Помимо того, что иное объяснение этой истории вообще дать трудно, я еще потому могу настаивать на своем объяснении, что был свидетелем и других случаев совершенно того же характера.
* * *
Отношение ко лжи и лжецам было у него, можно сказать, заботливое, бережное. Никогда я не замечал, чтобы он кого-нибудь вывел на чистую воду или чтобы обличил ложь — даже самую наглую или беспомощную. Он был на самом деле доверчив, но сверх того еще и притворялся доверчивым. Отчасти ему было жалко лжецов конфузить, но главное — он считал своим долгом уважать творческий порыв, или мечту, или иллюзию даже в тех случаях, когда все это проявлялось самым жалким или противным образом. Не раз мне случалось видеть, что он рад быть обманутым. Поэтому обмануть его и даже сделать соучастником обмана ничего не стоило.
Нередко случалось ему и самому говорить неправду. Он это делал с удивительной беззаботностью, точно уверен был, что и его никто не сможет или не захочет уличить во лжи. Вот один случай, характерный и в этом отношении, и в том, что ложь была вызвана желанием порисоваться — даже не передо мной, а перед самим собой. Я вообще думаю, что главным объектом его обманов в большинстве случаев был именно он сам.

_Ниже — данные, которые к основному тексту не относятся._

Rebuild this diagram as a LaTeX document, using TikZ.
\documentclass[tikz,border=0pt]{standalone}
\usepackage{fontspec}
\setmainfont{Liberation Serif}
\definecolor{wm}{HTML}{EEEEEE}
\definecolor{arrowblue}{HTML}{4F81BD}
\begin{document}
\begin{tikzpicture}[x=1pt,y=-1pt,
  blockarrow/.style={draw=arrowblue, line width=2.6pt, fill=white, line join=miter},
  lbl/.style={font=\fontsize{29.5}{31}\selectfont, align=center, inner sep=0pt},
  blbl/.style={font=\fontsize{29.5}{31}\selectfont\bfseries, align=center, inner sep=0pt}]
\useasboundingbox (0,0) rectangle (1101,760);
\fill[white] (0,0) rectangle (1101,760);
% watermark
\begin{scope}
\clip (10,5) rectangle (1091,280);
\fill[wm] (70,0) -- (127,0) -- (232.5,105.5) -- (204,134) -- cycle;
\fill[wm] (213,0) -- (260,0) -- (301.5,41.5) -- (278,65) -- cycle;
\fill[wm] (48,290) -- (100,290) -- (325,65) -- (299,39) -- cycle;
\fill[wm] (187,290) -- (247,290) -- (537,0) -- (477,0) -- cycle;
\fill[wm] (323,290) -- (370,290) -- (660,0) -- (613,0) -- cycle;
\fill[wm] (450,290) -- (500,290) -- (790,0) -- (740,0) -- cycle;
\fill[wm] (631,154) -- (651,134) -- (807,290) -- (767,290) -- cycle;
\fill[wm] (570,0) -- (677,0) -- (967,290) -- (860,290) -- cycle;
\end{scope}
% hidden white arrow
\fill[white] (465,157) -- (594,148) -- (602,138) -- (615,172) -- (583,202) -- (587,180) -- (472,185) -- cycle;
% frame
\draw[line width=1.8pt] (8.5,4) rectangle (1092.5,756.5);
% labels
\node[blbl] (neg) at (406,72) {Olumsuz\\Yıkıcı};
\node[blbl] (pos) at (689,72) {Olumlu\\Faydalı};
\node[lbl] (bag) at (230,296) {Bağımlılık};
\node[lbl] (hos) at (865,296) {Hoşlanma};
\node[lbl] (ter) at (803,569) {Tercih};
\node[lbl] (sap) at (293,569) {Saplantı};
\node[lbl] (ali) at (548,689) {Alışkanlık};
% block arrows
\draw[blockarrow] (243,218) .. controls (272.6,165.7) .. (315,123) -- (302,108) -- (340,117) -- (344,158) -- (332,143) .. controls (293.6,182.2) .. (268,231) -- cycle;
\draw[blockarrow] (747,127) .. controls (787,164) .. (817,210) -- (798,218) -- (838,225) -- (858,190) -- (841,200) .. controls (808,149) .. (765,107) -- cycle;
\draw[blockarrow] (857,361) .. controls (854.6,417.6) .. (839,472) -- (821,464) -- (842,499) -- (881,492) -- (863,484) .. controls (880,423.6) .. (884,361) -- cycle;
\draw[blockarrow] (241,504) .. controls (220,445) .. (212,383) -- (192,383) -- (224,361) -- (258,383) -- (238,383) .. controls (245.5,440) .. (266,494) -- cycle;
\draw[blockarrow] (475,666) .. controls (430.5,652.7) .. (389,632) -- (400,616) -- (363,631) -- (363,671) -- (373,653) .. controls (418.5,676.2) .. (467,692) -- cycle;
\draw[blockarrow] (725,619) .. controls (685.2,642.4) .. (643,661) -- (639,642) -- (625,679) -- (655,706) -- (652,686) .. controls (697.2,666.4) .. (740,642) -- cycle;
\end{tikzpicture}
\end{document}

8 ноября 1923 г. он мне писал:
«Из новостей, ошеломляющих разум, могу сообщить, что в „Накануне“ напечатано: „Джиоконда, картина Микель-Анджело“, а в России Надеждою Крупской и каким-то М. Сперанским запрещены для чтения: Платон, Кант, Шопенгауэр, Вл. Соловьев, Тэн, Рескин, Нитче, Л. Толстой, Лесков, Ясинский (!) и еще многие подобные еретики. И сказано: „Отдел религии должен содержать только антирелигиозные книги“. Все сие будто бы (Слова: „будто бы“ вписаны над строкой. — В. X.) отнюдь не анекдот, а напечатано в книге, именуемой: „Указатель об изъятии анти-художественной и контрреволюционной литературы из библиотек, обслуживающих массового читателя“.
Сверх строки мною вписано „будто бы“ тому верить, ибо я еще не могу заставить себя поверить в этот духовный вампиризм и не поверю, пока не увижу „Указатель“.
Первое же впечатление, мною испытанное, было таково, что я начал писать заявление в Москву о выходе моем из русского подданства. Что еще могу сделать я в том случае, если это зверство окажется правдой?
Знали бы Вы, дорогой В. Ф., как мне отчаянно трудно и тяжко!»
В этом письме правда — только то, что ему было «трудно и тяжко». Узнав об изъятии книг, он почувствовал свою обязанность резко протестовать против этого «духовного вампиризма». Он даже тешил себя мечтою о том, как осуществить протест, послав заявление о выходе из советского подданства.